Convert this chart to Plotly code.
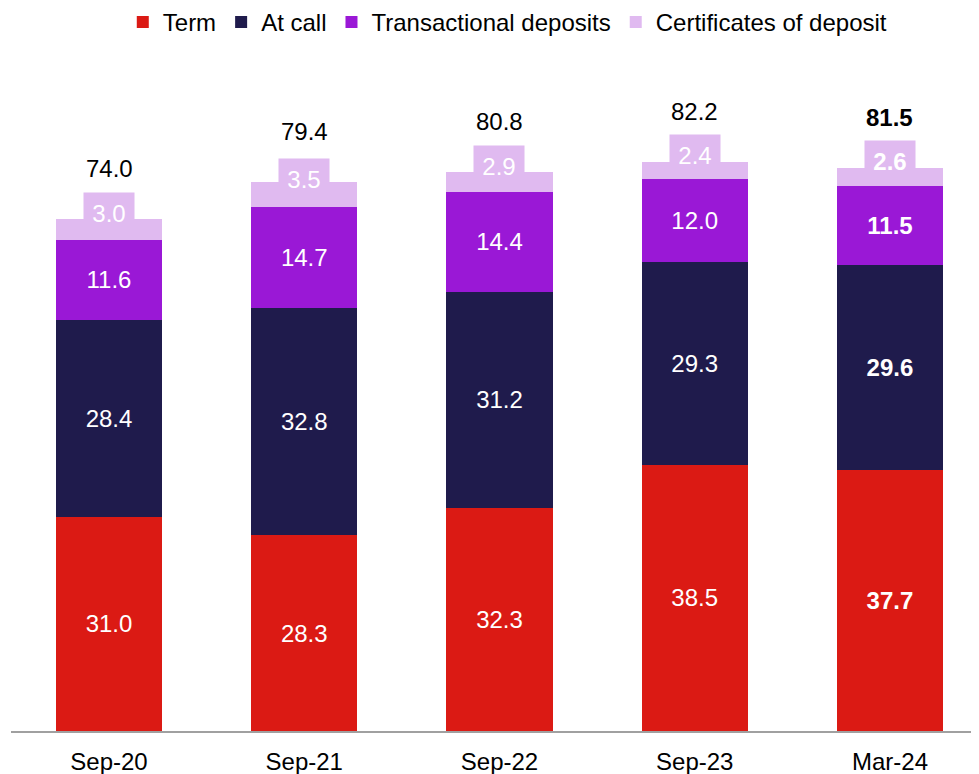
import plotly.graph_objects as go

categories = ["Sep-20", "Sep-21", "Sep-22", "Sep-23", "Mar-24"]
term = [31.0, 28.3, 32.3, 38.5, 37.7]
at_call = [28.4, 32.8, 31.2, 29.3, 29.6]
transactional = [11.6, 14.7, 14.4, 12.0, 11.5]
certificates = [3.0, 3.5, 2.9, 2.4, 2.6]
totals = [74.0, 79.4, 80.8, 82.2, 81.5]

FONT = "Liberation Sans, Arial, sans-serif"
colours = {"Term": "#DB1A14", "At call": "#1F1B4C",
           "Transactional deposits": "#9A18D6", "Certificates of deposit": "#E0BAF0"}


# bold the last period like the source slide
def fmt(vals):
    out = []
    for i, v in enumerate(vals):
        s = f"{v:.1f}"
        out.append(f"<b>{s}</b>" if i == len(vals) - 1 else s)
    return out


fig = go.Figure()
for name, vals in [("Term", term), ("At call", at_call),
                   ("Transactional deposits", transactional)]:
    fig.add_trace(go.Bar(
        x=categories, y=vals, name=name,
        marker=dict(color=colours[name], line=dict(width=0)),
        text=fmt(vals), textposition="inside", insidetextanchor="middle",
        textangle=0, constraintext="none",
        textfont=dict(color="white", size=24, family=FONT)))

fig.add_trace(go.Bar(
    x=categories, y=certificates, name="Certificates of deposit",
    marker=dict(color=colours["Certificates of deposit"], line=dict(width=0))))

# certificate labels sit in a little box poking out of the segment
cd_labels = fmt(certificates)
tot_labels = fmt(totals)
for i, c in enumerate(categories):
    base = term[i] + at_call[i] + transactional[i]
    fig.add_annotation(x=c, y=base + certificates[i] / 2, text=cd_labels[i],
                       showarrow=False, yshift=16, width=50, height=40,
                       bgcolor=colours["Certificates of deposit"], borderpad=0,
                       font=dict(color="white", size=24, family=FONT))
    fig.add_annotation(x=c, y=base + certificates[i], text=tot_labels[i],
                       showarrow=False, yanchor="bottom", yshift=35,
                       font=dict(color="black", size=24, family=FONT))

fig.update_layout(
    barmode="stack", bargap=0.457,
    width=979, height=774,
    margin=dict(l=3, r=0, t=52, b=51, autoexpand=False),
    plot_bgcolor="white", paper_bgcolor="white",
    font=dict(family=FONT, size=24, color="black"),
    legend=dict(orientation="h", x=0.509, xanchor="center", y=1.056, yanchor="middle",
                traceorder="normal", font=dict(size=24, family=FONT), itemwidth=30),
    showlegend=True,
)
fig.update_xaxes(showline=True, linecolor="#A0A0A0", linewidth=2, ticks="",
                 range=[-0.502, 4.497], ticklabelstandoff=8,
                 tickfont=dict(size=24, family=FONT))
fig.update_yaxes(visible=False, range=[0, 97], showgrid=False)

fig.write_html("out.html")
+ + + + + + +
* _Short exercise_
Reproduce every line precisely as given, omitting all pictures.

* _Solution_
Convert this chart to Plotly code.
import plotly.graph_objects as go

categories = ["Sep-20", "Sep-21", "Sep-22", "Sep-23", "Mar-24"]
term = [31.0, 28.3, 32.3, 38.5, 37.7]
at_call = [28.4, 32.8, 31.2, 29.3, 29.6]
transactional = [11.6, 14.7, 14.4, 12.0, 11.5]
certificates = [3.0, 3.5, 2.9, 2.4, 2.6]
totals = [74.0, 79.4, 80.8, 82.2, 81.5]

FONT = "Liberation Sans, Arial, sans-serif"
colours = {"Term": "#DB1A14", "At call": "#1F1B4C",
           "Transactional deposits": "#9A18D6", "Certificates of deposit": "#E0BAF0"}


# bold the last period like the source slide
def fmt(vals):
    out = []
    for i, v in enumerate(vals):
        s = f"{v:.1f}"
        out.append(f"<b>{s}</b>" if i == len(vals) - 1 else s)
    return out


fig = go.Figure()
for name, vals in [("Term", term), ("At call", at_call),
                   ("Transactional deposits", transactional)]:
    fig.add_trace(go.Bar(
        x=categories, y=vals, name=name,
        marker=dict(color=colours[name], line=dict(width=0)),
        text=fmt(vals), textposition="inside", insidetextanchor="middle",
        textangle=0, constraintext="none",
        textfont=dict(color="white", size=24, family=FONT)))

fig.add_trace(go.Bar(
    x=categories, y=certificates, name="Certificates of deposit",
    marker=dict(color=colours["Certificates of deposit"], line=dict(width=0))))

# certificate labels sit in a little box poking out of the segment
cd_labels = fmt(certificates)
tot_labels = fmt(totals)
for i, c in enumerate(categories):
    base = term[i] + at_call[i] + transactional[i]
    fig.add_annotation(x=c, y=base + certificates[i] / 2, text=cd_labels[i],
                       showarrow=False, yshift=16, width=50, height=40,
                       bgcolor=colours["Certificates of deposit"], borderpad=0,
                       font=dict(color="white", size=24, family=FONT))
    fig.add_annotation(x=c, y=base + certificates[i], text=tot_labels[i],
                       showarrow=False, yanchor="bottom", yshift=35,
                       font=dict(color="black", size=24, family=FONT))

fig.update_layout(
    barmode="stack", bargap=0.457,
    width=979, height=774,
    margin=dict(l=3, r=0, t=52, b=51, autoexpand=False),
    plot_bgcolor="white", paper_bgcolor="white",
    font=dict(family=FONT, size=24, color="black"),
    legend=dict(orientation="h", x=0.509, xanchor="center", y=1.056, yanchor="middle",
                traceorder="normal", font=dict(size=24, family=FONT), itemwidth=30),
    showlegend=True,
)
fig.update_xaxes(showline=True, linecolor="#A0A0A0", linewidth=2, ticks="",
                 range=[-0.502, 4.497], ticklabelstandoff=8,
                 tickfont=dict(size=24, family=FONT))
fig.update_yaxes(visible=False, range=[0, 97], showgrid=False)

fig.write_html("out.html")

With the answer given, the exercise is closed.